Louisiana, for example, will accept a cumulative trauma claim if the injury is accepted as an occupational injury. Arkansas limits claims to rapid repetitive motion, back or neck, and hearing loss injuries. And Virginia lists carpal tunnel as an accepted injury but only if the onset is sudden, such as if a “pallet falls on your wrist,” said Peter Irot, Roanoke Virginia-based partner in Gentry Locke LLP’s insurance practice group, which is monitoring possible changes to Virginia’s system.

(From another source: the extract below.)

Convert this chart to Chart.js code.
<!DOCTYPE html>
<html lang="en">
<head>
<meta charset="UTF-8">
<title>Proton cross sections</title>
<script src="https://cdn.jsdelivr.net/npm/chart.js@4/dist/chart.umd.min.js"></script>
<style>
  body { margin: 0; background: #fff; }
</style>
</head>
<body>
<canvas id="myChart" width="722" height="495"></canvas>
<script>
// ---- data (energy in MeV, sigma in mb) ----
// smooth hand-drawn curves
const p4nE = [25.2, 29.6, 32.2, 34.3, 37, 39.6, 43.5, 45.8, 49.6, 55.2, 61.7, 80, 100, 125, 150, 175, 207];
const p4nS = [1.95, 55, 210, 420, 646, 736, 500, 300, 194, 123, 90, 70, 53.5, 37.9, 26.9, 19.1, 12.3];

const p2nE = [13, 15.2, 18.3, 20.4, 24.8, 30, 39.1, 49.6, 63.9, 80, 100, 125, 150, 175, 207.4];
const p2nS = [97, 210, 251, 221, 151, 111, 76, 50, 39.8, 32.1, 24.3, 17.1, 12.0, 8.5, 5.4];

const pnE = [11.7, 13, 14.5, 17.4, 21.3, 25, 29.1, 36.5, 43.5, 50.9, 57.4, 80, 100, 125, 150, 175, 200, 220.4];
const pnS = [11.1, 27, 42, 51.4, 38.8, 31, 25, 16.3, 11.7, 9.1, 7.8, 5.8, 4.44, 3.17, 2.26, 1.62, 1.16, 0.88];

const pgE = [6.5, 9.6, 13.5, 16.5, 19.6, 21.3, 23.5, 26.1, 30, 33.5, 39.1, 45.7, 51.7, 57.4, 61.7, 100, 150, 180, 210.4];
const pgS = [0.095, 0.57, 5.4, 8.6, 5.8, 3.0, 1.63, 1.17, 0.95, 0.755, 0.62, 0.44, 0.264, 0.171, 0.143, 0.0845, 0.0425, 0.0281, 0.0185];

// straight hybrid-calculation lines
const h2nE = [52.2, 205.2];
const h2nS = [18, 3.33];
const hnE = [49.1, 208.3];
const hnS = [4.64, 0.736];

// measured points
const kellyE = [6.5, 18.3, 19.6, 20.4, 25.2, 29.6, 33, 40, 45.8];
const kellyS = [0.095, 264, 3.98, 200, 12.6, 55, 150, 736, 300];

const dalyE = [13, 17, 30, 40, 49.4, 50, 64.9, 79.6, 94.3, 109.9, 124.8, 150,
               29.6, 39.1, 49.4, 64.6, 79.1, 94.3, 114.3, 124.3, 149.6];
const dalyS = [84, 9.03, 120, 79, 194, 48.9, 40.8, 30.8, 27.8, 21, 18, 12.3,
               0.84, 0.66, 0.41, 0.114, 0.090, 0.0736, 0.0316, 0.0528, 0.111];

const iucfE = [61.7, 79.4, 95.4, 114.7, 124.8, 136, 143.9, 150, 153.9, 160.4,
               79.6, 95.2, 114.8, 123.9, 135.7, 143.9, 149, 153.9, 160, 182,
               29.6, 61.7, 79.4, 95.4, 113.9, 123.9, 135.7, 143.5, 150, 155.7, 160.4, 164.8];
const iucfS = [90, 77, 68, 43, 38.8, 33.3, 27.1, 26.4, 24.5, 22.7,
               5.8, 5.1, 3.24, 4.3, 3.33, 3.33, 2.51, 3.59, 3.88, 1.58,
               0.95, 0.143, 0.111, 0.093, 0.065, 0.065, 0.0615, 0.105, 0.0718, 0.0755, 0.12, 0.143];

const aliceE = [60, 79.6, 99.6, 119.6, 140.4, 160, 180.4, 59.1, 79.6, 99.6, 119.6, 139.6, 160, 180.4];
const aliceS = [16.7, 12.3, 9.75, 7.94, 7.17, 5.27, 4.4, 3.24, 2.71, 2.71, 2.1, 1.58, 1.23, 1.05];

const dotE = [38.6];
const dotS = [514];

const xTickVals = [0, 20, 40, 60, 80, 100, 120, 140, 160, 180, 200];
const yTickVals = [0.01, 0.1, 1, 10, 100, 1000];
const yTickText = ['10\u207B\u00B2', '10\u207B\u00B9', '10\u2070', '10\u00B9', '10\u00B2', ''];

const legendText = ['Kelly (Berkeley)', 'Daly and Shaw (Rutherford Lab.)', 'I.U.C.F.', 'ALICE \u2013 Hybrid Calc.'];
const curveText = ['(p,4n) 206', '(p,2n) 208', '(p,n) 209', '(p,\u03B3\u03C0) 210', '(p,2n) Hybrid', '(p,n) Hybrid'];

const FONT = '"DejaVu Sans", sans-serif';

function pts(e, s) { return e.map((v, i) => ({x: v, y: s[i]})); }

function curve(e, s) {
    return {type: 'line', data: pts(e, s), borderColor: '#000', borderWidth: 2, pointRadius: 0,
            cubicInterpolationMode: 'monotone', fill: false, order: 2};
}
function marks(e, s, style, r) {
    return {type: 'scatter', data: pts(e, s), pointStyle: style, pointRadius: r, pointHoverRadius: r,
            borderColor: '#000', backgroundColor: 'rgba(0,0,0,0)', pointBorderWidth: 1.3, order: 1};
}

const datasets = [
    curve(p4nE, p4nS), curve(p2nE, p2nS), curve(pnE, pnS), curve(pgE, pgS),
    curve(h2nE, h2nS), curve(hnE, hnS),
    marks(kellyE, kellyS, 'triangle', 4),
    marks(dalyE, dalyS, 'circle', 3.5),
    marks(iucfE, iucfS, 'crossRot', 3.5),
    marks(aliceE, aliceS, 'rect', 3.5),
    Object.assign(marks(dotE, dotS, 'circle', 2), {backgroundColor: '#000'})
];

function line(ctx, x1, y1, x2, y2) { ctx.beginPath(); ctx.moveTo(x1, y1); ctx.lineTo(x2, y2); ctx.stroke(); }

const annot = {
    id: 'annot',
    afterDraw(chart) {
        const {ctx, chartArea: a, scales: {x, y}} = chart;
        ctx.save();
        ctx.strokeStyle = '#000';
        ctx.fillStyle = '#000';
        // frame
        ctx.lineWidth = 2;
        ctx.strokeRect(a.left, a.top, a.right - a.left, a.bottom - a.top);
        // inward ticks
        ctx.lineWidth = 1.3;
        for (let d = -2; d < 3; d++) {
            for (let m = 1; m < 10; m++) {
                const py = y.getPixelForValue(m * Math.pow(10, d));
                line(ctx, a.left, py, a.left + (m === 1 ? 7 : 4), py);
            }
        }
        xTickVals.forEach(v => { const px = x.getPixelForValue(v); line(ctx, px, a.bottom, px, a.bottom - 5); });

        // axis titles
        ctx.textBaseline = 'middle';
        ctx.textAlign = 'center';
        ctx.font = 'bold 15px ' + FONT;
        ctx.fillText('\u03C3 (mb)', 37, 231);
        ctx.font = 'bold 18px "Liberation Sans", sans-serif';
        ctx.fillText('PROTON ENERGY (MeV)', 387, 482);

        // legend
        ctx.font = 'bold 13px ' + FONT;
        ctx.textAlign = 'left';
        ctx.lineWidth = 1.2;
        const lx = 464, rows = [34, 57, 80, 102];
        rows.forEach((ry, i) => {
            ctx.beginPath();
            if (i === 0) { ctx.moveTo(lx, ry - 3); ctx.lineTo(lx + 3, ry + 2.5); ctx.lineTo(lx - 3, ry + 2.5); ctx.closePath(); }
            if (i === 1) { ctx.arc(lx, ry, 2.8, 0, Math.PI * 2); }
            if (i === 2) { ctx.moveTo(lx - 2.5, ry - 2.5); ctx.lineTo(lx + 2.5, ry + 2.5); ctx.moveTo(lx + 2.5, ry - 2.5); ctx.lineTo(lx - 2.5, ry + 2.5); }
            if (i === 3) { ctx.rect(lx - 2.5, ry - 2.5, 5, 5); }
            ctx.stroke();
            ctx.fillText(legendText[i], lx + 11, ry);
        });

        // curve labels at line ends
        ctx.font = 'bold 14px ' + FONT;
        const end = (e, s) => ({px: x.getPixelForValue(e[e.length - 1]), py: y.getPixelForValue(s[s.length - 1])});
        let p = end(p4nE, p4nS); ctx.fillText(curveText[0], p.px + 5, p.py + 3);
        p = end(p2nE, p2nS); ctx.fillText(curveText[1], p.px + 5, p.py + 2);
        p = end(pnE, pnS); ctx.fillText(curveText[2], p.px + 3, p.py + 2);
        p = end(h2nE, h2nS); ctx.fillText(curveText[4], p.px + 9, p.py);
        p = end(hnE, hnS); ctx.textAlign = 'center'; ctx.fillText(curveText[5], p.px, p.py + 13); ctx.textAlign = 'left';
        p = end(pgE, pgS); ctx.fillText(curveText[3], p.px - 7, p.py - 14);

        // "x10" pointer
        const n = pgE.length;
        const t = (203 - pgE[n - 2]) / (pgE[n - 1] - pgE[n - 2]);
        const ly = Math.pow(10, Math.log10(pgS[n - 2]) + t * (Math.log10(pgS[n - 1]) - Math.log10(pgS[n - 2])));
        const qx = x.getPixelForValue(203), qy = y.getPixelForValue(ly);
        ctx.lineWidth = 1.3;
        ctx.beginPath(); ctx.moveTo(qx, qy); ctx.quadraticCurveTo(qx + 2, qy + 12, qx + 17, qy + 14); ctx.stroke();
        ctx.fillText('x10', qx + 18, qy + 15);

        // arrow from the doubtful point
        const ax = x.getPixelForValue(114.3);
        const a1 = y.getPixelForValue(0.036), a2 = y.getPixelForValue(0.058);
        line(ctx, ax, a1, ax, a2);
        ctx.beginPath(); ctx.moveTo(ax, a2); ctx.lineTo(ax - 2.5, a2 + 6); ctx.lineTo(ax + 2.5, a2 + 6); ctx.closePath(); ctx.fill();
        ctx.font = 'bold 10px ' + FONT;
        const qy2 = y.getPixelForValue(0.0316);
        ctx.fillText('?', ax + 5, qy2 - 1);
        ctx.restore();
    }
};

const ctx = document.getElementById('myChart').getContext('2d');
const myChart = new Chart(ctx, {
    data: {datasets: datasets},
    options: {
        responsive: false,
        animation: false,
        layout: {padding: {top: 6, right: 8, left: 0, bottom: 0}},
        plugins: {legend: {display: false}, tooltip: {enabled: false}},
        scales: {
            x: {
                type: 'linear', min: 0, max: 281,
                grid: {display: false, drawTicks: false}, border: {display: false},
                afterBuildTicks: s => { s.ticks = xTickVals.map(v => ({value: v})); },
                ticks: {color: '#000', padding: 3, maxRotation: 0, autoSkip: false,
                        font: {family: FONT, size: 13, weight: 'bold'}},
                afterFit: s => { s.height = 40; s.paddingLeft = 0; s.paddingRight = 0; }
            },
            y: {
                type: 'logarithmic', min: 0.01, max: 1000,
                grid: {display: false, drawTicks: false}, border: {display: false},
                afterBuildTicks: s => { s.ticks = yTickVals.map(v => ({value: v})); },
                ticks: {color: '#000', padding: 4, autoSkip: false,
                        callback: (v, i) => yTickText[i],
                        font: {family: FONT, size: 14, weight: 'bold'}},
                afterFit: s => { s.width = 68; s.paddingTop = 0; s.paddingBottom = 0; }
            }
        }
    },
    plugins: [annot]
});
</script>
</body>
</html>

H.B. 617, which passed the Virginia House of Representatives 55 to 44 on Feb. 10 and was sent to the Senate Committee on Commerce and Labor, calls for the Virginia Workers' Compensation Commission to hire an “independent and reputable national research organization with expertise in workers' compensation policy” to conduct an analysis of cumulative trauma claims among workers nationwide and report to the legislature by Nov. 30.

The bill follows a 2019 report by the Joint Legislative Audit & Review Commission to Gov. Ralph Northam and the General Assembly that suggested changes to Virginia’s comp system. The list included expanding “coverage to allow cumulative trauma injuries to be compensable.” In January when lawmakers introduced H.B. 617, the language called for permitting cumulative trauma claims in comp, but the revised version sent to the Senate only calls for a study of the possible change.

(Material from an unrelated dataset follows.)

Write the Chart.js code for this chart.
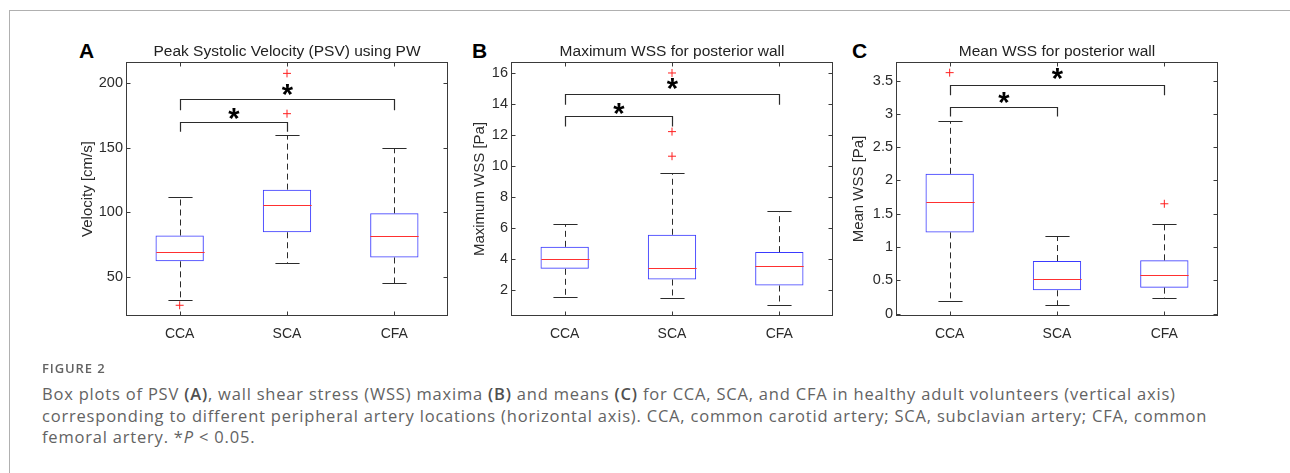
<!DOCTYPE html>
<html>
<head>
<meta charset="utf-8">
<script src="https://cdn.jsdelivr.net/npm/chart.js@4/dist/chart.umd.min.js"></script>
<style>
  html, body { margin: 0; padding: 0; background: #fff; }
  body { width: 1290px; height: 473px; position: relative; overflow: hidden; }
  .frame { position: absolute; left: 9px; top: 10px; right: -2px; bottom: -2px;
           border-top: 1.5px solid #b0b0b0; border-left: 1.5px solid #b0b0b0; }
  .panel { position: absolute; top: 30px; width: 400px; height: 330px; }
  .letter { position: absolute; top: 40px; font: bold 21px/21px "Liberation Sans", Arial, sans-serif; color: #000; }
  .caption { position: absolute; left: 42px; font-family: "Open Sans", sans-serif; color: #636363; }
  .fig { top: 359px; font-size: 13px; font-weight: 600; letter-spacing: 0.9px; }
  .text { top: 383px; font-size: 16.5px; line-height: 21.5px; letter-spacing: 0.8px; white-space: nowrap; }
  .text b { font-weight: 600; color: #505050; }
</style>
</head>
<body>
<div class="frame"></div>

<div class="letter" style="left:79px">A</div>
<div class="letter" style="left:472px">B</div>
<div class="letter" style="left:852px">C</div>

<div class="panel" style="left:60px"><canvas id="chartA"></canvas></div>
<div class="panel" style="left:445px"><canvas id="chartB"></canvas></div>
<div class="panel" style="left:830px"><canvas id="chartC"></canvas></div>

<div class="caption fig">FIGURE 2</div>
<div class="caption text">Box plots of PSV <b>(A)</b>, wall shear stress (WSS) maxima <b>(B)</b> and means <b>(C)</b> for CCA, SCA, and CFA in healthy adult volunteers (vertical axis)<br>corresponding to different peripheral artery locations (horizontal axis). CCA, common carotid artery; SCA, subclavian artery; CFA, common<br>femoral artery. *<i>P</i> &lt; 0.05.</div>

<script>
const categories = ["CCA", "SCA", "CFA"];

// A: peak systolic velocity [cm/s]
const psvLow = [31.7, 60.5, 45.1];
const psvQ1 = [62, 84.5, 65];
const psvMedian = [69, 105.6, 81.7];
const psvQ3 = [82, 117.5, 99.2];
const psvHigh = [112, 159.5, 149.7];
const psvOutliers = [{ x: "CCA", y: 28 }, { x: "SCA", y: 176.3 }, { x: "SCA", y: 207.5 }];
const psvTicks = [50, 100, 150, 200];
const psvSig = [{ from: 0, to: 1, y: 169.6, drop: 162.3, star: 176 },
                { from: 0, to: 2, y: 187.4, drop: 179, star: 194.6 }];

// B: maximum WSS [Pa]
const maxLow = [1.52, 1.48, 0.98];
const maxQ1 = [3.34, 2.65, 2.26];
const maxMedian = [3.98, 3.4, 3.51];
const maxQ3 = [4.76, 5.54, 4.42];
const maxHigh = [6.25, 9.56, 7.06];
const maxOutliers = [{ x: "SCA", y: 10.62 }, { x: "SCA", y: 12.21 }, { x: "SCA", y: 16.0 }];
const maxTicks = [2, 4, 6, 8, 10, 12, 14, 16];
const maxSig = [{ from: 0, to: 1, y: 13.19, drop: 12.54, star: 13.7 },
                { from: 0, to: 2, y: 14.64, drop: 13.95, star: 15.3 }];

// C: mean WSS [Pa]
const meanLow = [0.185, 0.125, 0.24];
const meanQ1 = [1.22, 0.35, 0.39];
const meanMedian = [1.67, 0.52, 0.58];
const meanQ3 = [2.1, 0.79, 0.8];
const meanHigh = [2.9, 1.17, 1.34];
const meanOutliers = [{ x: "CCA", y: 3.62 }, { x: "CFA", y: 1.65 }];
const meanTicks = [0, 0.5, 1, 1.5, 2, 2.5, 3, 3.5];
const meanSig = [{ from: 0, to: 1, y: 3.11, drop: 2.96, star: 3.24 },
                 { from: 0, to: 2, y: 3.44, drop: 3.28, star: 3.6 }];

const FONT = "'Liberation Sans', Arial, sans-serif";
const INK = "#2b2b2b";

// whiskers, medians, brackets and the MATLAB-style axes box
function boxExtras(stats) {
  return {
    id: "boxExtras",
    afterDatasetsDraw(chart) {
      const { ctx, chartArea: a, scales: { x, y } } = chart;
      const bars = chart.getDatasetMeta(0).data;
      ctx.save();
      ctx.lineWidth = 1;

      stats.median.forEach((m, i) => {
        const cx = Math.round(x.getPixelForValue(i)) + 0.5;
        const w = bars[i].width;
        const pq1 = y.getPixelForValue(stats.q1[i]);
        const pq3 = y.getPixelForValue(stats.q3[i]);
        const plo = Math.round(y.getPixelForValue(stats.low[i])) + 0.5;
        const phi = Math.round(y.getPixelForValue(stats.high[i])) + 0.5;

        ctx.strokeStyle = INK;
        ctx.setLineDash([6, 4]);
        ctx.beginPath();
        ctx.moveTo(cx, pq3); ctx.lineTo(cx, phi);
        ctx.moveTo(cx, pq1); ctx.lineTo(cx, plo);
        ctx.stroke();
        ctx.setLineDash([]);
        ctx.beginPath();
        ctx.moveTo(cx - w / 4, phi); ctx.lineTo(cx + w / 4, phi);
        ctx.moveTo(cx - w / 4, plo); ctx.lineTo(cx + w / 4, plo);
        ctx.stroke();

        const pm = Math.round(y.getPixelForValue(m)) + 0.5;
        ctx.strokeStyle = "#ff3030";
        ctx.beginPath();
        ctx.moveTo(cx - w / 2, pm); ctx.lineTo(cx + w / 2, pm);
        ctx.stroke();
      });

      stats.sig.forEach(s => {
        const x1 = Math.round(x.getPixelForValue(s.from)) + 0.5;
        const x2 = Math.round(x.getPixelForValue(s.to)) + 0.5;
        const py = Math.round(y.getPixelForValue(s.y)) + 0.5;
        const pd = y.getPixelForValue(s.drop);
        ctx.strokeStyle = INK;
        ctx.lineWidth = 1.2;
        ctx.beginPath();
        ctx.moveTo(x1, pd); ctx.lineTo(x1, py); ctx.lineTo(x2, py); ctx.lineTo(x2, pd);
        ctx.stroke();

        ctx.fillStyle = "#000";
        ctx.font = "bold 29px " + FONT;
        ctx.textAlign = "center";
        ctx.textBaseline = "alphabetic";
        const mt = ctx.measureText("*");
        const sy = y.getPixelForValue(s.star) + (mt.actualBoundingBoxAscent - mt.actualBoundingBoxDescent) / 2;
        ctx.fillText("*", (x1 + x2) / 2, sy);
      });

      // frame and inward ticks
      const L = a.left + 0.5, R = a.right - 0.5, T = a.top + 0.5, B = a.bottom - 0.5;
      ctx.strokeStyle = "#3a3a3a";
      ctx.lineWidth = 1;
      ctx.strokeRect(L, T, R - L, B - T);
      ctx.beginPath();
      y.ticks.forEach(t => {
        const py = Math.round(y.getPixelForValue(t.value)) + 0.5;
        ctx.moveTo(L, py); ctx.lineTo(L + 4, py);
        ctx.moveTo(R, py); ctx.lineTo(R - 4, py);
      });
      categories.forEach((c, i) => {
        const px = Math.round(x.getPixelForValue(i)) + 0.5;
        ctx.moveTo(px, T); ctx.lineTo(px, T + 4);
        ctx.moveTo(px, B); ctx.lineTo(px, B - 4);
      });
      ctx.stroke();
      ctx.restore();
    }
  };
}

function renderBoxChart(canvasId, cfg) {
  const ctx = document.getElementById(canvasId).getContext("2d");
  return new Chart(ctx, {
    type: "bar",
    data: {
      labels: categories,
      datasets: [
        {
          label: "IQR",
          data: cfg.q1.map((q, i) => [q, cfg.q3[i]]),
          backgroundColor: "rgba(0,0,0,0)",
          borderColor: "#3a3aff",
          borderWidth: 1,
          borderSkipped: false,
          barPercentage: 0.45,
          categoryPercentage: 1,
        },
        {
          type: "line",
          label: "Outliers",
          data: cfg.outliers,
          showLine: false,
          pointStyle: "cross",
          pointRadius: 4,
          borderColor: "#ff2020",
          borderWidth: 1,
        },
      ],
    },
    options: {
      responsive: false,
      animation: false,
      events: [],
      layout: { padding: { left: cfg.labelPad, right: 12, top: 0, bottom: 0 } },
      plugins: {
        legend: { display: false },
        tooltip: { enabled: false },
        title: {
          display: true,
          fullSize: false,
          text: cfg.title,
          color: "#222",
          font: { family: FONT, size: 15.5, weight: "normal" },
          padding: { top: 12, bottom: 1.4 },
        },
      },
      scales: {
        x: {
          offset: true,
          grid: { display: false, drawTicks: false },
          border: { display: false },
          ticks: { color: INK, font: { family: FONT, size: 14 }, padding: 10 },
          afterFit: s => { s.height = 44; },
        },
        y: {
          min: cfg.min,
          max: cfg.max,
          grid: { display: false, drawTicks: false },
          border: { display: false },
          ticks: {
            color: INK,
            font: { family: FONT, size: 14.5 },
            padding: 3,
            callback: v => String(v),
          },
          afterBuildTicks: s => { s.ticks = cfg.ticks.map(v => ({ value: v })); },
          afterFit: s => { s.width = 66 - cfg.labelPad; },
          title: {
            display: true,
            text: cfg.yLabel,
            color: INK,
            font: { family: FONT, size: 15 },
            padding: { top: 4, bottom: 0 },
          },
        },
      },
    },
    plugins: [boxExtras(cfg)],
  });
}

function sizeCanvas(id) {
  const c = document.getElementById(id);
  c.width = 400; c.height = 330;
  c.style.width = "400px"; c.style.height = "330px";
}

document.addEventListener("DOMContentLoaded", () => {
  ["chartA", "chartB", "chartC"].forEach(sizeCanvas);

  renderBoxChart("chartA", {
    title: "Peak Systolic Velocity (PSV) using PW", yLabel: "Velocity [cm/s]",
    min: 19.7, max: 216.3, ticks: psvTicks, labelPad: 15,
    low: psvLow, q1: psvQ1, median: psvMedian, q3: psvQ3, high: psvHigh,
    outliers: psvOutliers, sig: psvSig,
  });
  renderBoxChart("chartB", {
    title: "Maximum WSS for posterior wall", yLabel: "Maximum WSS [Pa]",
    min: 0.29, max: 16.71, ticks: maxTicks, labelPad: 22,
    low: maxLow, q1: maxQ1, median: maxMedian, q3: maxQ3, high: maxHigh,
    outliers: maxOutliers, sig: maxSig,
  });
  renderBoxChart("chartC", {
    title: "Mean WSS for posterior wall", yLabel: "Mean WSS [Pa]",
    min: -0.036, max: 3.78, ticks: meanTicks, labelPad: 16,
    low: meanLow, q1: meanQ1, median: meanMedian, q3: meanQ3, high: meanHigh,
    outliers: meanOutliers, sig: meanSig,
  });
});
</script>
</body>
</html>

“If the study causes the General Assembly to decide that it wants to allow for cumulative trauma then I think the study would be well advised to take into account the cost of insurance to businesses,” Mr. Irot said. “It is going to raise workers comp insurance rates.”

The report to lawmakers and the governor pegged costs as a complication: “Employer costs have been cited by multiple stakeholders as the primary reason why Virginia’s workers’ compensation system does not cover cumulative trauma injuries. However, it does not appear that cumulative trauma injuries are a major cost driver of workers’ compensation premiums in other states.”

Such is not the case in California, according the Workers’ Compensation Insurance Rating Bureau of California, which reported in 2018 that the frequency of cumulative trauma claims had doubled since 2008 and that such cases accounted for 18% of lost-time indemnity claims in 2014, up from 8% in 2005. The ratings agency also reported in 2018 that 80% of statewide cumulative trauma claims involved attorney representation and 61% involved multiple body parts.

“We keep seeing the proliferation of these cumulative trauma injuries filed; it’s not something that’s going away unless our legislature does something about it,” said Julio Martinez, managing partner at Testan Law APC Corp. in Orange, California. The issue has been a topic in California for years, with employers and insurers now calling on lawmakers to initiate change.

Mr. Martinez, who represents employers, said California is unique in that the courts require a 1% causation bar to submit a workers compensation claim — meaning work can be the cause of just 1% of the injury. “This is difficult for attorneys and payers to get a grasp on because there is a low threshold to prove an injury; that is what drives this.”

Other states have that bar set at 50%, Mr. Martinez said. He added that “some of the injuries make sense,” but that others are not caused by work, which raises concerns for payers and employers. Only reforms can change that, he said.

Jeff Adelson, a partner with the Newport Beach, California, firm Adelson McLean P.C., which represents employers, acknowledged that cumulative trauma claims come with suspicion but that many “are real” and have been acknowledged in industry for “over 100 years.”

“The problem is our bodies do wear out with age, and the things we do cause our bodies to react if we go through repetitive motion,” said Mr. Adelson, who drew a comparison between two types of knee injuries: “Let’s say a carpet layer bangs his knee on the ground repeatedly, suffers an obvious, documentable, legitimate injury to their knee, and then someone says just because it wasn’t a one-time incident it didn’t happen. But accidentally bang your knee on your desk and someone can say, ‘Yes, that’s an injury.’”

Cumulative trauma “is something that people take advantage of and, yes, it costs insurance companies a lot of money, but that is not the fault of the injured worker,” Mr. Adelson said. “There has to be a way to compensate the legitimately injured worker who puts their hard work into physical work that no one else wants to do, or what they have been trained to do and that’s all they can do. These injuries are real. If you can’t control them it’s not the fault of the legitimately injured worker. It’s the fault of the courts or the legislature.”